On Saturday morning, the Palestinian Ministry of Health reported that about 200 people had been killed and another 368 injured by Israeli military operations since Friday.

Senior U.N. officials and many aid agencies have argued that a full cease-fire is needed to allow the distribution of aid to nearly 1.9 million displaced Palestinians, many of whom face spreading disease, hunger and an overwhelmed health care system.

“The way Israel is conducting its offensive is creating massive obstacles to the distribution of humanitarian aid inside Gaza,” U.N. Secretary-General António Guterres said in a post on social media Friday.
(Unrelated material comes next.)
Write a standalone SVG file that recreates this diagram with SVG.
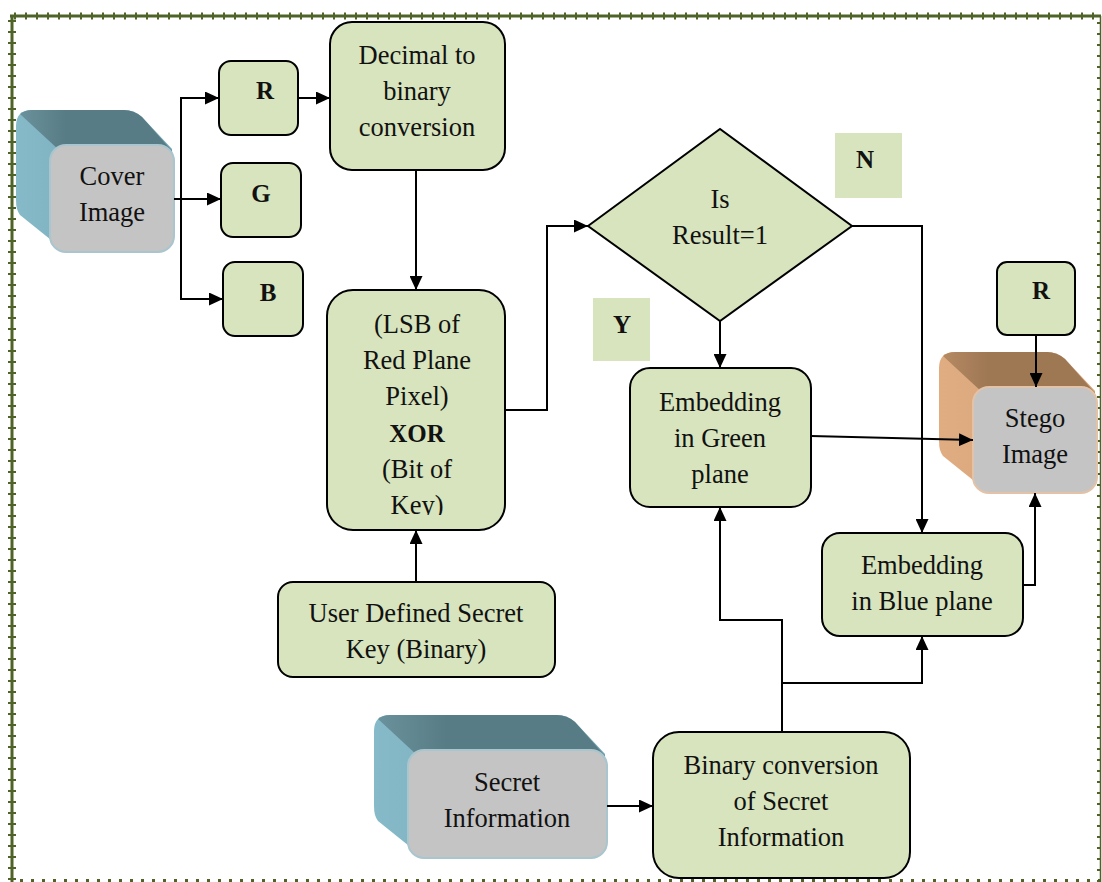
<svg xmlns="http://www.w3.org/2000/svg" width="1102" height="882" viewBox="0 0 1102 882">
  <defs>
    <style>
      .box { fill: #d7e4bd; stroke: #000; stroke-width: 2; }
      .tag { fill: #d7e4bd; stroke: none; }
      .face { fill: #c4c4c4; stroke-width: 2; }
      .t { font-family: "Liberation Serif", "Times New Roman", serif; font-size: 26.5px; fill: #111; text-anchor: middle; }
      .b { font-family: "Liberation Serif", "Times New Roman", serif; font-size: 25px; font-weight: bold; fill: #111; text-anchor: middle; }
      .wire { fill: none; stroke: #000; stroke-width: 2; }
      .arr { marker-end: url(#head); }
      .frame { stroke: #4f6228; fill: none; }
    </style>
    <marker id="head" markerUnits="userSpaceOnUse" viewBox="0 0 14 13" markerWidth="14" markerHeight="13" refX="14" refY="6.5" orient="auto">
      <path d="M0,0 L14,6.5 L0,13 Z" fill="#000"/>
    </marker>
    <linearGradient id="tealSide" x1="0" y1="0" x2="1" y2="0">
      <stop offset="0" stop-color="#86bac8"/>
      <stop offset="1" stop-color="#6fa4b4"/>
    </linearGradient>
    <linearGradient id="tealTop" x1="0" y1="0" x2="1" y2="0">
      <stop offset="0" stop-color="#6a929c"/>
      <stop offset="0.3" stop-color="#587c85"/>
      <stop offset="1" stop-color="#587c85"/>
    </linearGradient>
    <linearGradient id="tanSide" x1="0" y1="0" x2="1" y2="0">
      <stop offset="0" stop-color="#e0ad82"/>
      <stop offset="1" stop-color="#d39f74"/>
    </linearGradient>
    <linearGradient id="tanTop" x1="0" y1="0" x2="1" y2="0">
      <stop offset="0" stop-color="#b58a63"/>
      <stop offset="0.3" stop-color="#9e7753"/>
      <stop offset="1" stop-color="#9e7753"/>
    </linearGradient>
    <clipPath id="lsbClip">
      <rect x="327" y="290" width="178" height="225"/>
    </clipPath>
  </defs>

  <!-- page frame -->
  <g id="frame">
    <path class="frame" d="M10,16 H1101" stroke-width="3"/>
    <path class="frame" d="M14,16 H1101" stroke-width="7" stroke-dasharray="2 9"/>
    <path class="frame" d="M12,16 V882" stroke-width="3"/>
    <path class="frame" d="M12,20 V882" stroke-width="8" stroke-dasharray="2 9"/>
    <path class="frame" d="M1100.5,16 V882" stroke-width="1.5"/>
    <path class="frame" d="M1099,22 V882" stroke-width="4" stroke-dasharray="2 9"/>
    <path class="frame" d="M20,880.5 H1100" stroke-width="3" stroke-dasharray="3 8"/>
  </g>

  <!-- cover image block -->
  <g id="cover-image">
    <path d="M32,110 H124 Q134,110 142,117 L172,149 L174,236 L66,252 L20,215 Q16,210 16,200 V126 Q16,110 32,110 Z" fill="url(#tealSide)"/>
    <path d="M32,110 H124 Q134,110 142,117 L172,151 L60,151 L20,114 Q25,110 32,110 Z" fill="url(#tealTop)"/>
    <rect class="face" x="50" y="145" width="124" height="107" rx="16" stroke="#a9c5cd"/>
    <text class="t" x="112" y="185">Cover</text>
    <text class="t" x="112" y="221">Image</text>
  </g>

  <g id="r-plane">
    <rect class="box" x="219" y="61" width="79" height="74" rx="12"/>
    <text class="b" x="265" y="99">R</text>
  </g>
  <g id="g-plane">
    <rect class="box" x="221" y="163" width="80" height="74" rx="12"/>
    <text class="b" x="261" y="202">G</text>
  </g>
  <g id="b-plane">
    <rect class="box" x="223" y="262" width="80" height="74" rx="12"/>
    <text class="b" x="268" y="301">B</text>
  </g>

  <g id="decimal-to-binary">
    <rect class="box" x="330" y="22" width="175" height="148" rx="22"/>
    <text class="t" x="417" y="64">Decimal to</text>
    <text class="t" x="417" y="100">binary</text>
    <text class="t" x="417" y="136">conversion</text>
  </g>

  <g id="lsb-xor">
    <rect class="box" x="327" y="290" width="178" height="240" rx="26"/>
    <g clip-path="url(#lsbClip)">
      <text class="t" x="417" y="333">(LSB of</text>
      <text class="t" x="417" y="369">Red Plane</text>
      <text class="t" x="417" y="405">Pixel)</text>
      <text class="b" x="417" y="442">XOR</text>
      <text class="t" x="417" y="478">(Bit of</text>
      <text class="t" x="417" y="514">Key)</text>
    </g>
  </g>

  <g id="secret-key">
    <rect class="box" x="278" y="582" width="277" height="95" rx="15"/>
    <text class="t" x="416" y="622">User Defined Secret</text>
    <text class="t" x="416" y="658">Key (Binary)</text>
  </g>

  <g id="decision">
    <polygon class="box" points="588,226 720,129 852,226 720,321"/>
    <text class="t" x="720" y="208">Is</text>
    <text class="t" x="720" y="244">Result=1</text>
  </g>

  <g id="label-n">
    <rect class="tag" x="835" y="133" width="67" height="65"/>
    <text class="b" x="865" y="168">N</text>
  </g>
  <g id="label-y">
    <rect class="tag" x="593" y="298" width="57" height="63"/>
    <text class="b" x="622" y="333">Y</text>
  </g>

  <g id="embed-green">
    <rect class="box" x="630" y="368" width="181" height="139" rx="20"/>
    <text class="t" x="720" y="411">Embedding</text>
    <text class="t" x="720" y="447">in Green</text>
    <text class="t" x="720" y="483">plane</text>
  </g>

  <g id="embed-blue">
    <rect class="box" x="822" y="533" width="201" height="103" rx="18"/>
    <text class="t" x="922" y="574">Embedding</text>
    <text class="t" x="922" y="610">in Blue plane</text>
  </g>

  <g id="r-plane-out">
    <rect class="box" x="997" y="262" width="78" height="73" rx="10"/>
    <text class="b" x="1041" y="299">R</text>
  </g>

  <!-- stego image block -->
  <g id="stego-image">
    <path d="M955,352 H1047 Q1057,352 1065,359 L1095,391 L1097,477 L989,493 L943,456 Q939,451 939,441 V368 Q939,352 955,352 Z" fill="url(#tanSide)"/>
    <path d="M955,352 H1047 Q1057,352 1065,359 L1095,393 L983,393 L943,356 Q948,352 955,352 Z" fill="url(#tanTop)"/>
    <rect class="face" x="973" y="387" width="124" height="106" rx="16" stroke="#e3c3a8"/>
    <text class="t" x="1035" y="427">Stego</text>
    <text class="t" x="1035" y="463">Image</text>
  </g>

  <!-- secret information block -->
  <g id="secret-information">
    <path d="M390,715 H557 Q567,715 575,722 L605,754 L607,842 L424,858 L378,821 Q374,816 374,806 V731 Q374,715 390,715 Z" fill="url(#tealSide)"/>
    <path d="M390,715 H557 Q567,715 575,722 L605,756 L418,756 L378,719 Q383,715 390,715 Z" fill="url(#tealTop)"/>
    <rect class="face" x="408" y="750" width="199" height="108" rx="16" stroke="#a9c5cd"/>
    <text class="t" x="507" y="791">Secret</text>
    <text class="t" x="507" y="827">Information</text>
  </g>

  <g id="binary-conversion">
    <rect class="box" x="653" y="732" width="257" height="146" rx="26"/>
    <text class="t" x="781" y="774">Binary conversion</text>
    <text class="t" x="781" y="810">of Secret</text>
    <text class="t" x="781" y="846">Information</text>
  </g>

  <!-- connectors, drawn over the blocks -->
  <g id="connectors">
    <path class="wire arr" d="M181,199 V98 H219"/>
    <path class="wire arr" d="M174,199 H221"/>
    <path class="wire arr" d="M181,199 V299 H223"/>
    <path class="wire arr" d="M298,98 H330"/>
    <path class="wire arr" d="M416,170 V290"/>
    <path class="wire arr" d="M416,582 V530"/>
    <path class="wire arr" d="M505,410 H547 V226 H588"/>
    <path class="wire arr" d="M720,321 V368"/>
    <path class="wire arr" d="M852,226 H922 V533"/>
    <path class="wire arr" d="M811,436 L973,440"/>
    <path class="wire arr" d="M1023,585 H1035 V493"/>
    <path class="wire arr" d="M1036,335 V387"/>
    <path class="wire arr" d="M607,806 H653"/>
    <path class="wire arr" d="M782,732 V620 H720 V507"/>
    <path class="wire arr" d="M782,683 H922 V636"/>
  </g>
</svg>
The United States, standing with Israel, has opposed resolutions in the U.N. Security Council that called for a cease-fire, arguing they would allow Hamas, the armed group that controls Gaza, to regroup and launch future attacks, like the massacres on Oct. 7 in Israel that sparked the current war.

In the end, the resolution that passed Friday, with the United States abstaining, called for “urgent extended humanitarian pauses and corridors” to allow for rescue and recovery efforts to safely proceed in Gaza, but it did not call for a full cease-fire, as many diplomats and agencies had hoped.